What my cat does in the litterbox.
Fact is, they’ve known that the current vaccine was losing its effectiveness for nearly 20 years. Even before the acellular one.
Dr. Mooi has had a research grant to study this very thing since the early/mid 90’s. That they act all shocked now belies the fact they’ve been funding studies of this very thing (with pretty strong conclusions to the affirmative) for two decades.
The same sorts of ‘denial and obfuscation’ occurred when it began to be apparent that antibiotics were losing their effectiveness as well.
It’s what monolithic organizations do.
The really cool part of Dr. Mooi’s research is apparently being vaccinated makes you MORE susceptible to the escape mutant with 10X mortality and morbidity.
Here J Mol Med (Berl). 2015 Apr;93(4):395-402.Complement evasion by Bordetella pertussis: implications for improving current vaccines. Dr Mooi et.al
http://www.ncbi.nlm.nih.gov/pmc/articles/PMC4366546/
proposes the using of complement modulating proteins such as Vag8 ( http://www.uniprot.org/uniprot/O66044 ) in new vaccines.
Bah, you just didn’t follow the links she supplied to her own report regarding the treatment of pertussis at the bottom of that page.
I did.
Only buys time.
Doesn’t solve the underlying problem.
When your method for controlling bugs involves any sort of selection at all, you’re playing the game with ‘bug rules’. The bugs will always win when you play the game with their rules.
Never compete, genomically, with a microbe. They have tens, hundreds and possibly thousands of iterations per day to figure out your immune system. You have, at best, one generation every 16 years. They’re throwing genomic spaghetti at the wall with far greater efficiency than humans. They will always win this game when you play by their rules.

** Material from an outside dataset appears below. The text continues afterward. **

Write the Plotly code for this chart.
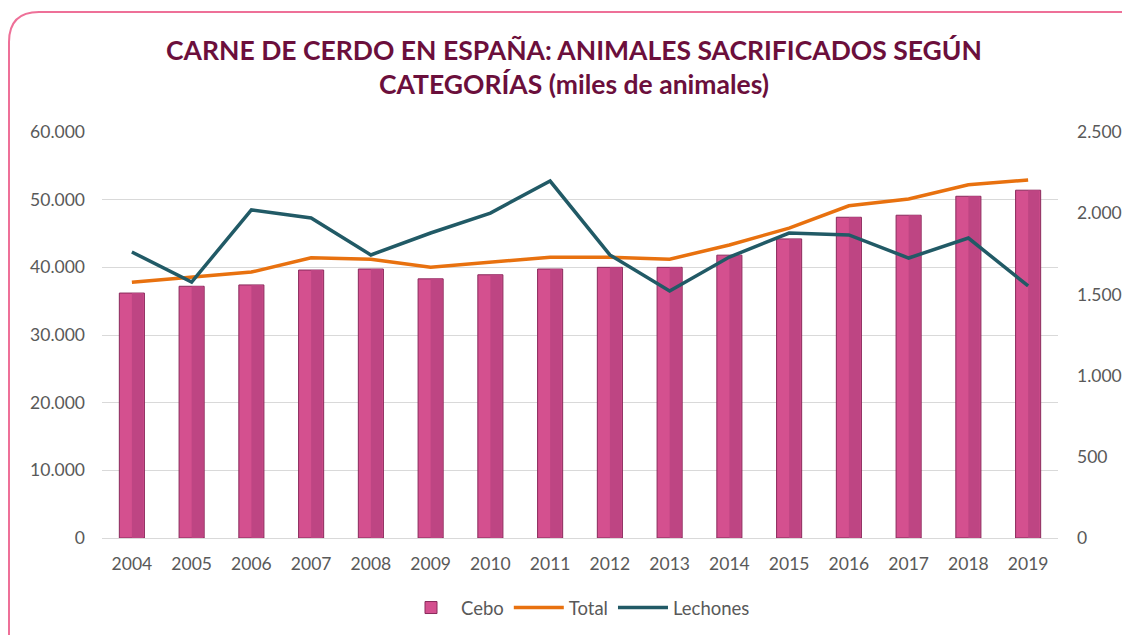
import plotly.graph_objects as go

years = [str(y) for y in range(2004, 2020)]
cebo = [36200, 37200, 37400, 39600, 39750, 38300, 38900, 39750, 40000, 40000, 41800, 44200, 47400, 47700, 50500, 51400]
total = [37800, 38600, 39300, 41400, 41200, 40000, 40800, 41500, 41500, 41200, 43300, 45800, 49100, 50100, 52200, 52900]
lechones = [1761, 1576, 2020, 1971, 1743, 1878, 2001, 2198, 1743, 1521, 1730, 1878, 1866, 1724, 1847, 1552]

left_ticks = [0, 10000, 20000, 30000, 40000, 50000, 60000]
right_ticks = [0, 500, 1000, 1500, 2000, 2500]

W, H = 1130, 635
OFF = 8  # page body offset
ML, MR, MT, MB = 102 - OFF, 72 + OFF, 132 - OFF, 97 + OFF

fig = go.Figure()
fig.add_trace(go.Bar(
    x=years, y=cebo, name="Cebo", width=0.42,
    marker=dict(color="#D4508F", line=dict(color="#8A2A5C", width=1)),
))
# darker right face for the bevelled look
fig.add_trace(go.Bar(
    x=years, y=cebo, name="Cebo", width=0.19, offset=0.0,
    marker=dict(color="#BE4583", line=dict(width=0)),
    showlegend=False, hoverinfo="skip",
))
fig.add_trace(go.Scatter(
    x=years, y=total, name="Total", mode="lines",
    line=dict(color="#E8710F", width=3.5),
))
fig.add_trace(go.Scatter(
    x=years, y=lechones, name="Lechones", mode="lines", yaxis="y2",
    line=dict(color="#215A66", width=3.5),
))

# rounded pink border (screen pixel geometry converted to paper coords)
pw, ph = W - ML - MR, H - MT - MB
def px(x):
    return (x - OFF - ML) / pw
def py(y):
    return 1 - (y - OFF - MT) / ph
x0, y0, x1, y1, r = 9, 12, 1160, 665, 30
path = (f"M {px(x0 + r)},{py(y0)} L {px(x1)},{py(y0)} "
        f"M {px(x0)},{py(y1)} L {px(x0)},{py(y0 + r)} "
        f"Q {px(x0)},{py(y0)} {px(x0 + r)},{py(y0)}")
fig.add_shape(type="path", path=path, xref="paper", yref="paper",
              line=dict(color="#EE7098", width=2), layer="above")

FONT = "Lato, 'Open Sans', sans-serif"
tick_font = dict(family=FONT, size=17.5, color="#595959")

fig.update_layout(
    width=W, height=H,
    margin=dict(l=ML, r=MR, t=MT, b=MB),
    paper_bgcolor="white", plot_bgcolor="white",
    separators=",.",
    barmode="overlay",
    title=dict(
        text="CARNE DE CERDO EN ESPAÑA: ANIMALES SACRIFICADOS SEGÚN<br>CATEGORÍAS (miles de animales)",
        x=px(574), xref="paper", xanchor="center",
        y=1 - (60 - OFF) / H, yref="container", yanchor="middle",
        font=dict(family=FONT, size=26.5, color="#6B0F3C", weight="bold"),
    ),
    xaxis=dict(
        type="category", range=[-0.5, 15.5], showgrid=False,
        showline=True, linecolor="#D9D9D9", ticks="", tickfont=tick_font,
        ticklabelstandoff=10,
    ),
    yaxis=dict(
        range=[0, 60000], tickvals=left_ticks, tickformat=",d",
        showgrid=True, gridcolor="#D9D9D9", gridwidth=1, zeroline=False,
        tickfont=tick_font, ticks="", ticklabelstandoff=16,
    ),
    yaxis2=dict(
        range=[0, 2500], tickvals=right_ticks, tickformat=",d",
        overlaying="y", side="right", showgrid=False, zeroline=False,
        tickfont=tick_font, ticks="", ticklabelstandoff=18,
    ),
    legend=dict(
        orientation="h", x=px(578), xanchor="center",
        y=py(608), yanchor="middle",
        font=dict(family=FONT, size=18.5, color="#595959"),
        itemwidth=50, entrywidth=0,
    ),
    showlegend=True,
)

fig.write_html("out.html")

Excepting pandemics (smallpox, ebola, etc) the ‘ordinary’ bugs have evolved in a microbial milieu to survive in the presence of our immune system. Likewise we have evolved to survive the predations of them. The predominant strains are those with the least mortality and morbidity. Both from a fitness of the microbe standpoint and a selection against unfit humans. It’s been, at best, an uneasy truce. Modern medicine is now flinging grenades at an enemy they barely understand and essentially hoping for the best. Or at least kicking the can down the road for someone else. One day, sooner or later, a common microbe will turn rabid. We’ll definitely have preferred the ordinary microbe when that happens.
Pertussis is winning the current battle bigtime. We have ‘zero’ vaccines effective against the current escape mutant.
Moreover, the current vaccine selects FOR susceptibility.
Not. Winning. Are. We.
I guess we have to agree to disagree.
I worked in the field with some brilliant people.
Published with some of them too.
What they didn’t do, any of them, was worship at the altar of ‘accepted science’.
It’s why they were researchers.
And I’ll let you in on a little secret. Lots of microbiologist researchers...don’t have fully vaxed kiddos.